Et nous dans tout ça ?
C’est vrai que, comme beaucoup d’entre nous, je reste un peu perplexe par rapport au mouvement des Gilets Jaunes... Ne pas sachant comment me positionner face à une explosion de colères accumulées sans savoir si cela ressemble à un truc plutôt de droite, d’extrême droite, de populiste et tatatitatatsoin … ou au contraire un schmilblick tendance gauche, extrême gauche aussi populiste et tatatsitatastoin...
Du coup, je suis allé faire un tour (en vélo... ça circule plus facilement) lors du blocage du rond point au sud de Sens (Yonne). Certes, je n’ai pas trop discuté, mais simplement suis allé faire un tour pour tenter de « ressentir » l’atmosphère.
La première impression, c’était le côté « bon enfant » : Point d’agression, de tension ou de violence à priori mais une sorte de rassemblement populaire où les gens se retrouvaient à la base pour exprimer un sentiment de raz le bol... et qui, en même temps, communiquaient entre eux... Ça peut sembler bizarre comme ça mais il faut imaginer que la plupart d’entre eux n’avait jamais manifesté et se retrouvait avec d’autres personnes qui portaient les mêmes préoccupations. Du coup, tout le monde se parlait, échangeait...
On ne sentait pas du tout une présence prédominante d’un parti (RN, Insoumis entre autres) ou d’un syndicat ou autre mouvement « organisé ». Il y avait là quelque chose de spontané qui intriguerait plus d’un sociologue.
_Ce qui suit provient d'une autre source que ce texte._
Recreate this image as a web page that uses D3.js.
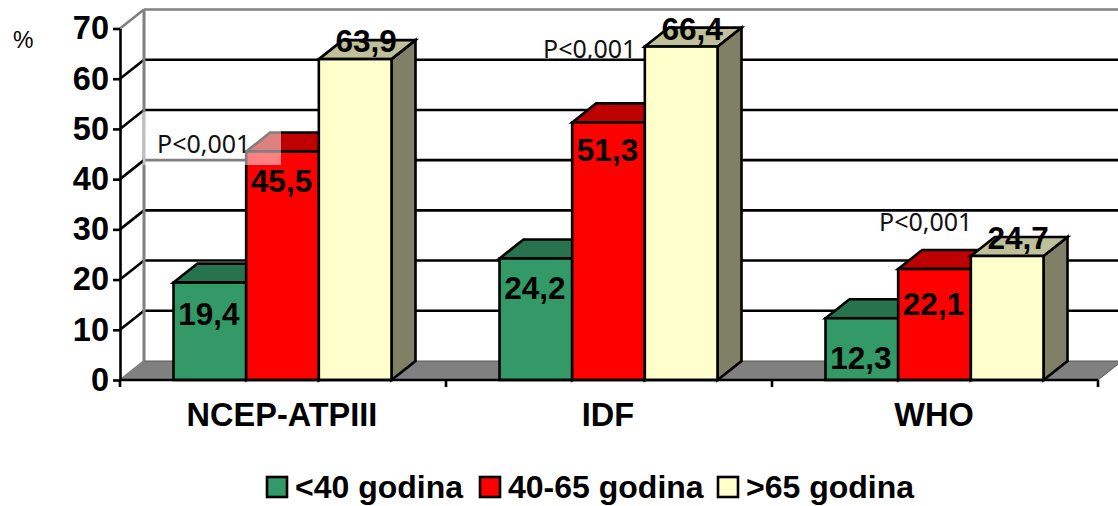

Finalement, cela correspondait bien à ce tract que quelqu’un a fait circuler sur une liste d’Attac.
Extraits :
« …
Qu’est que le mouvement des Gilets Jaunes ?
C’est un mouvement POPULAIRE, pas de parti, pas de syndicat, pas de classe sociale, pas d’âge, pas de religion.
... »
(Déjà y’a de quoi exciter quelques vielles fibres anarchistes... Mais c’est à ce stade aller trop loin).
« …
Attention !
Il est très important que ces actions se fassent dans une ambiance « bon enfant » et sans casse. Elles doivent montrer une bonne image de notre mouvement si on veut rallier encore quelque hésitants à notre mouvement.
... »
A ce stade, nous ne savons pas si ce mouvement est quelque chose d’éphémère ou s’il risque de perdurer, voire de s’organiser.
(Cela rappelle une phrase de Bakounine « La révolution transforme la révolte en système, qui tue la révolte... » enfin... ne soyons pas pessimistes).
Ceci dit, c’est certainement pour cela que ce mouvement perturbe les syndicats, partis politiques, autorités voire associations qui ont du mal à se positionner...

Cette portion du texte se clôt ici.